Task prompt - Extract the lines from the first line of the records below through the line containing "label='female', zorder=3)", inclusive, and reproduce them exactly as written.

Data section -
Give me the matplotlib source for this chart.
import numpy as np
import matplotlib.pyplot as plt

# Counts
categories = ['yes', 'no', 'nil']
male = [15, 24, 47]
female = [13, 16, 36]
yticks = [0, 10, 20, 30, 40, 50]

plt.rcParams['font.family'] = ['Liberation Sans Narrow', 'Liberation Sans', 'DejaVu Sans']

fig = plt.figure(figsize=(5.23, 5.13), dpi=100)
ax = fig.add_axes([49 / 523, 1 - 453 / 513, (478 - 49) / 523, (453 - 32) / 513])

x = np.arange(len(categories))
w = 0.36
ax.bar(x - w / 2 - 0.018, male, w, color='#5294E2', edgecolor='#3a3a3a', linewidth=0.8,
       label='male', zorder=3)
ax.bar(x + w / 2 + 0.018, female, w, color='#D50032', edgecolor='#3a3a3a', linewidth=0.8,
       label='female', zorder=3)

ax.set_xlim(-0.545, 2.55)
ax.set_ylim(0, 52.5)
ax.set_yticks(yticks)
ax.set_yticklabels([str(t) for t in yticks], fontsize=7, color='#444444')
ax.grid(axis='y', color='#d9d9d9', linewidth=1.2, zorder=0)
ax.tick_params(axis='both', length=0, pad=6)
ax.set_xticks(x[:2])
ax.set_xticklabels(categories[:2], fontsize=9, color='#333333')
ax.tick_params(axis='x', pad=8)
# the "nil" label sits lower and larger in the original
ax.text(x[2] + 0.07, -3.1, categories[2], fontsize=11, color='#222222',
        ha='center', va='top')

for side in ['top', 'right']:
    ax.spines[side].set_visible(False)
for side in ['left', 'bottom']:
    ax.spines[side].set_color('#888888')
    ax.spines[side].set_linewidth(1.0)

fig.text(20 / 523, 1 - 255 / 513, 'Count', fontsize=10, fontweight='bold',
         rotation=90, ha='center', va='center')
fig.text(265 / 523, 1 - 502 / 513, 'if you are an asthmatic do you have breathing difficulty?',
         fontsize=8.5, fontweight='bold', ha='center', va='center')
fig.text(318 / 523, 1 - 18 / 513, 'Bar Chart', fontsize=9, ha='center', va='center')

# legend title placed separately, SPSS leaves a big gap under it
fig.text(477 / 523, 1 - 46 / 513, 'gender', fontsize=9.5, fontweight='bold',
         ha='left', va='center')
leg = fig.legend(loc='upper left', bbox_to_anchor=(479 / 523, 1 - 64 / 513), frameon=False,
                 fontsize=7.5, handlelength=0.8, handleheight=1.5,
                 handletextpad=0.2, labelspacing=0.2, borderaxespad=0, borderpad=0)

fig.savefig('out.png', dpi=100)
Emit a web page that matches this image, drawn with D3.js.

Answer to the exercise -
Give me the matplotlib source for this chart.
import numpy as np
import matplotlib.pyplot as plt

# Counts
categories = ['yes', 'no', 'nil']
male = [15, 24, 47]
female = [13, 16, 36]
yticks = [0, 10, 20, 30, 40, 50]

plt.rcParams['font.family'] = ['Liberation Sans Narrow', 'Liberation Sans', 'DejaVu Sans']

fig = plt.figure(figsize=(5.23, 5.13), dpi=100)
ax = fig.add_axes([49 / 523, 1 - 453 / 513, (478 - 49) / 523, (453 - 32) / 513])

x = np.arange(len(categories))
w = 0.36
ax.bar(x - w / 2 - 0.018, male, w, color='#5294E2', edgecolor='#3a3a3a', linewidth=0.8,
       label='male', zorder=3)
ax.bar(x + w / 2 + 0.018, female, w, color='#D50032', edgecolor='#3a3a3a', linewidth=0.8,
       label='female', zorder=3)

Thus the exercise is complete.